-- Begin Provided data --
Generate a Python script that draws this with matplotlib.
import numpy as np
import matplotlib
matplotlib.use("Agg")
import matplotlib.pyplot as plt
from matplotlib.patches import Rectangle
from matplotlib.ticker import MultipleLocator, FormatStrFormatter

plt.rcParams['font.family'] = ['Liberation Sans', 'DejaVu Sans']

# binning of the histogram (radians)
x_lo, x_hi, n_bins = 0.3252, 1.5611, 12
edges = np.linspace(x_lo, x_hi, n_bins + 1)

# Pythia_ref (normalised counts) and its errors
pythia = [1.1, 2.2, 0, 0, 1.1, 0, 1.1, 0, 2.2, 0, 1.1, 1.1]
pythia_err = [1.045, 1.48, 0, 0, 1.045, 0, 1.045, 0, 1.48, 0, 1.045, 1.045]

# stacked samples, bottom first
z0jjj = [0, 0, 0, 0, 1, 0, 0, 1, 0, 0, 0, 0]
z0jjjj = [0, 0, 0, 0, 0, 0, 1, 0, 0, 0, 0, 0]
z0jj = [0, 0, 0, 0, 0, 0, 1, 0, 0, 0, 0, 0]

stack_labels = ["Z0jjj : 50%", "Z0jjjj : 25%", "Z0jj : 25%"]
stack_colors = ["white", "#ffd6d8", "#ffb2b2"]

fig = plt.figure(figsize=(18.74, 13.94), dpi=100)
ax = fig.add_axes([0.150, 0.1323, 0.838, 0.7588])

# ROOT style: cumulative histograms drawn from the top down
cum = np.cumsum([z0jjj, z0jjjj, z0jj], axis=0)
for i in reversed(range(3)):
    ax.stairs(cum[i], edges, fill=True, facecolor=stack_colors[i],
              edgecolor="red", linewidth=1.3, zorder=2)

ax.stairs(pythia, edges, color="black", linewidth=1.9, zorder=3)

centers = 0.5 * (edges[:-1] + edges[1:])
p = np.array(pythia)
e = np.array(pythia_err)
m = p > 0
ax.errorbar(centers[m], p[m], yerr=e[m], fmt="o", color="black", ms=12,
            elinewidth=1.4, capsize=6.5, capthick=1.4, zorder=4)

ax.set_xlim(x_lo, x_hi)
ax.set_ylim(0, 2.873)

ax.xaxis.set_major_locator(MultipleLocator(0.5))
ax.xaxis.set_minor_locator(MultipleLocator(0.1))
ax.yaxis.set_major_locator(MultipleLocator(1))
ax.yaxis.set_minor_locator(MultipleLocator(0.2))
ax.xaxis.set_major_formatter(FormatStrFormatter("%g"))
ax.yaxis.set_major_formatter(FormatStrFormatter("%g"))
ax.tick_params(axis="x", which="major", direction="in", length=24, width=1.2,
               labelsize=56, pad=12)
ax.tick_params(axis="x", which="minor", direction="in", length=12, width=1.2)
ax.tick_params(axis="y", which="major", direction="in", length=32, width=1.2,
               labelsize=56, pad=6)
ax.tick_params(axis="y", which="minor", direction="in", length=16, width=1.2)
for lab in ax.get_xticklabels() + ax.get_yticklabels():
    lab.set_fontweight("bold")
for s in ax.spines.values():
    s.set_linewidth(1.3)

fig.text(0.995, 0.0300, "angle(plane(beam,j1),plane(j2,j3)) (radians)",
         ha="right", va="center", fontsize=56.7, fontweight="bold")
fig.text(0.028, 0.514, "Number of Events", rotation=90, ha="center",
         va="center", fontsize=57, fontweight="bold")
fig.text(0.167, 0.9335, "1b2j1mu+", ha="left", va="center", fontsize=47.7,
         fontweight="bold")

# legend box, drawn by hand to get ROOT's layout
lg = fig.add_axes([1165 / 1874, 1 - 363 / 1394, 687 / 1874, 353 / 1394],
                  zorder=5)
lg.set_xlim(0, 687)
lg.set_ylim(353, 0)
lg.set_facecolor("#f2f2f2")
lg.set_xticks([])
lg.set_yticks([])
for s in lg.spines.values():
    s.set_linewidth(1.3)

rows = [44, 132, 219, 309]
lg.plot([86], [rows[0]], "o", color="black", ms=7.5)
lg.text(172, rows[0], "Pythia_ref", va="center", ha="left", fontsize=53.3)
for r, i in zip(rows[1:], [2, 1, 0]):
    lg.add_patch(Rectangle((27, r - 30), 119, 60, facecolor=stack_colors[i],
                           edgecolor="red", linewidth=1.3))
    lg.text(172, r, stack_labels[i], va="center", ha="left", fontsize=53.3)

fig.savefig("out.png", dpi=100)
-- End Provided data --
Aim>
Extract all lines containing the word "matplotlib".

Written response>
Generate a Python script that draws this with matplotlib.
import matplotlib
matplotlib.use("Agg")
import matplotlib.pyplot as plt
from matplotlib.patches import Rectangle
from matplotlib.ticker import MultipleLocator, FormatStrFormatter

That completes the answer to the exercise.